Visa thinks it should be at the forefront of understanding how blockchains work, and their partnerships with banks, merchants, and fintechs require them to take on a leadership position.

“We're doubling down on our efforts to learn by doing, experimenting, and building a team with knowledge and expertise,” Cuy told Tearsheet.

Visa's recent announcement is about how it has been writing smart contracts, a new form of software development. The company is redefining smart contracts to suit FIs and creating new user experiences for consumers who want to enable automatic recurring payments on the blockchain. That's not something that exists at scale on blockchain networks today.

How Ethereum smart contracts usually work. (Source: Visa)

Currently, non-custodial wallets require a signed authorization to make a transaction. The private key holder has to sign every time they want to process a payment. And if they want to automate recurring payments, they need to put their assets in a custodial wallet (like an exchange), and they have to make those transactions on their behalf. With the lack of trust surrounding centralized crypto exchanges, Visa worked on a solution. 

Visa Crypto's proposal for account abstraction. (Source: Visa)

To get it done, Visa Crypto borrowed the concept of account abstraction developed by Vitalik Buterin in 2017. They experimented with a layer 2 network called StarkNet that sits on top of Ethereum, and then wrote a smart contract to delegate a trusted third party to pull funds out of a non-custodial wallet on a recurring basis. Visa says all of this is intended for research and building their technical knowledge. 

Visa Crypto's account abstraction code. (Source: Visa)

“It's still very early, and we're not committing to launching live products and commercializing with the announcements,” says Cuy.

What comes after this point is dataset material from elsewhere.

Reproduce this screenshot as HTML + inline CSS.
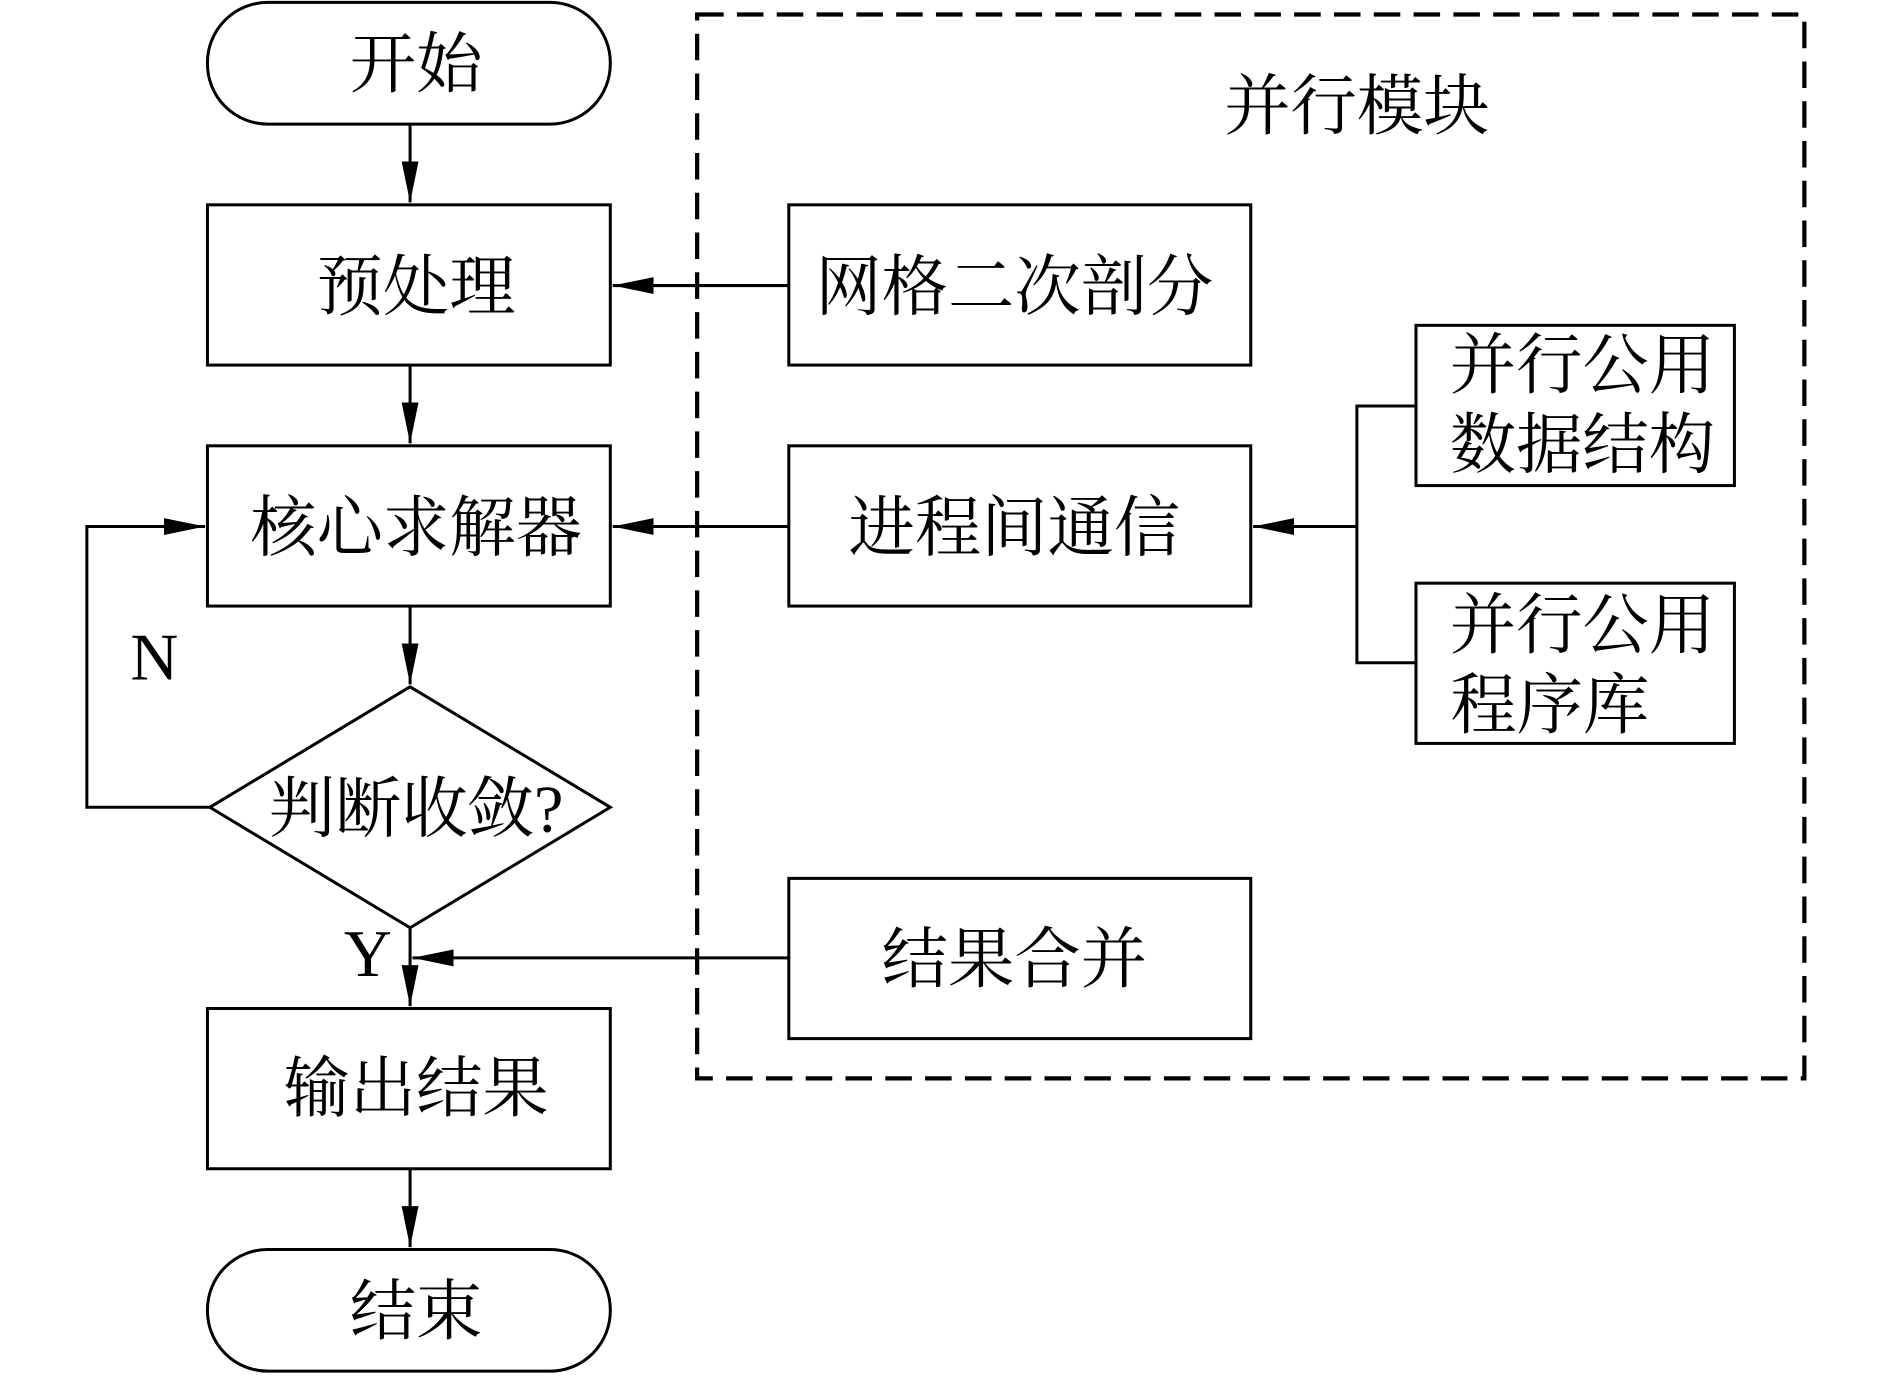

Visa's strategy: the DEFI mullet

The dreaded crypto winter hasn't changed Visa’s strategy. It is “committed to saying Visa should be a crypto-native company.” Visa's crypto team was created during the last bear market, and it operates with a long-term perspective of how crypto will impact payments over the next ten years. 

Visa Crypto is clear that its North Star is becoming the bridge between crypto technologies and the payments ecosystem. It sees stablecoins as a “killer app on blockchains.” The features it is building are centered around making dollars (in the form of stablecoins) run on blockchains to facilitate a range of payment use cases. 

"I think the DeFi mullet means that crypto will only become mainstream when it moves to the backend – when consumers don't have to learn and understand, which blockchain network am I on? Or what's a private key? They should be able to use it to solve a problem," says Cuy. 

Some of the new-generation products emerging from Visa’s Fintech Fast Track Program are wallets that look and feel like a version of Venmo, but happen to be using crypto technology on the backend. The goal is not to pick winners and losers – the company is open to working with every fintech company to contribute to the open-source technology ecosystem.

“And then it's a question of what ways we can commercialize it for Visa for our clients in the future. But for now, we want to crank out research in demos and proof of concepts to show what's possible,” says Cuy.